### REQUEST
Take the lines from the beginning of the material through the line containing "from matplotlib.ticker import MultipleLocator" and retype them exactly, leaving the pictures out.

### GIVEN INFORMATION
====

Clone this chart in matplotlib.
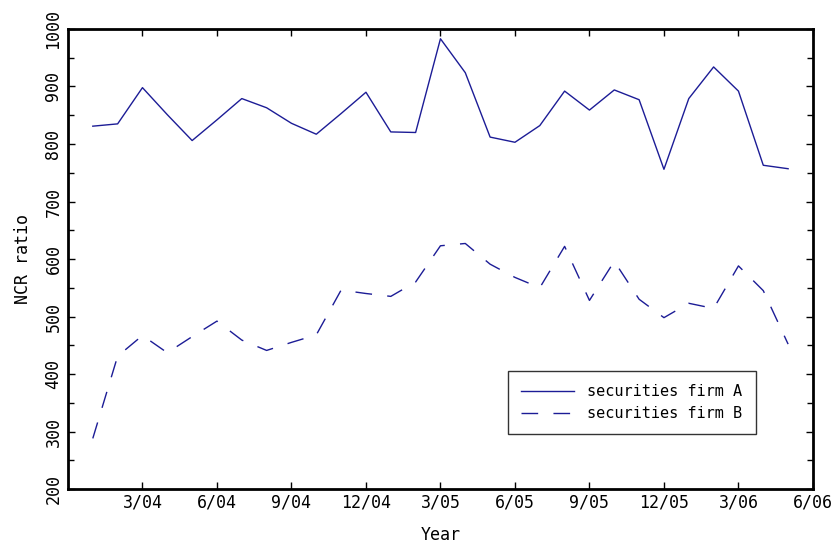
import numpy as np
import matplotlib
matplotlib.use("Agg")
import matplotlib.pyplot as plt
from matplotlib.ticker import MultipleLocator

# monthly NCR ratio, 1/04 .. 5/06
firm_a = [831, 835, 898, 851, 806, 842, 879, 863, 836, 817, 853, 890, 821, 820,
          983, 924, 812, 803, 832, 892, 859, 894, 877, 756, 879, 934, 892, 763, 757]
firm_b = [288, 431, 467, 437, 465, 492, 459, 441, 455, 468, 546, 540, 535, 560,
          623, 627, 591, 568, 550, 622, 528, 596, 530, 498, 523, 514, 588, 545, 452]
tick_labels = ["3/04", "6/04", "9/04", "12/04", "3/05", "6/05", "9/05", "12/05", "3/06", "6/06"]

months = np.arange(1, len(firm_a) + 1)
tick_pos = np.arange(3, 3 * len(tick_labels) + 1, 3)

line_color = "#1c1c96"
plt.rcParams["font.family"] = "DejaVu Sans Mono"

fig = plt.figure(figsize=(8.38, 5.47), dpi=100)
ax = fig.add_axes([0.0811, 0.106, 0.889, 0.841])

ax.plot(months, firm_a, color=line_color, lw=1.0, label="securities firm A")
ax.plot(months, firm_b, color=line_color, lw=1.0, dashes=(12, 11), label="securities firm B")

ax.set_xlim(0, 30)
ax.set_ylim(200, 1000)
ax.set_xticks(tick_pos)
ax.set_xticklabels(tick_labels)
ax.yaxis.set_major_locator(MultipleLocator(100))
ax.yaxis.set_minor_locator(MultipleLocator(50))

ax.tick_params(axis="x", which="major", direction="in", top=True, length=5, width=1, pad=3, labelsize=12)
ax.tick_params(axis="y", which="major", direction="in", right=True, length=5, width=1, pad=4, labelsize=12)
ax.tick_params(axis="y", which="minor", direction="in", right=True, length=4, width=1)
for lbl in ax.get_yticklabels():
    lbl.set_rotation(90)
    lbl.set_va("center")

for sp in ax.spines.values():
    sp.set_linewidth(2)

ax.set_xlabel("Year", fontsize=12, labelpad=11)
ax.set_ylabel("NCR ratio", fontsize=12, labelpad=9)

leg = ax.legend(loc="lower left", bbox_to_anchor=(0.5906, 0.1196, 0.333, 0.139),
                mode="expand", borderaxespad=0, fontsize=11, frameon=True,
                fancybox=False, edgecolor="black", handlelength=3.5,
                handletextpad=0.8, borderpad=0.85, labelspacing=0.45)
leg.get_frame().set_linewidth(1)

fig.savefig("out.png", dpi=100)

====

### RESPONSE
Clone this chart in matplotlib.
import numpy as np
import matplotlib
matplotlib.use("Agg")
import matplotlib.pyplot as plt
from matplotlib.ticker import MultipleLocator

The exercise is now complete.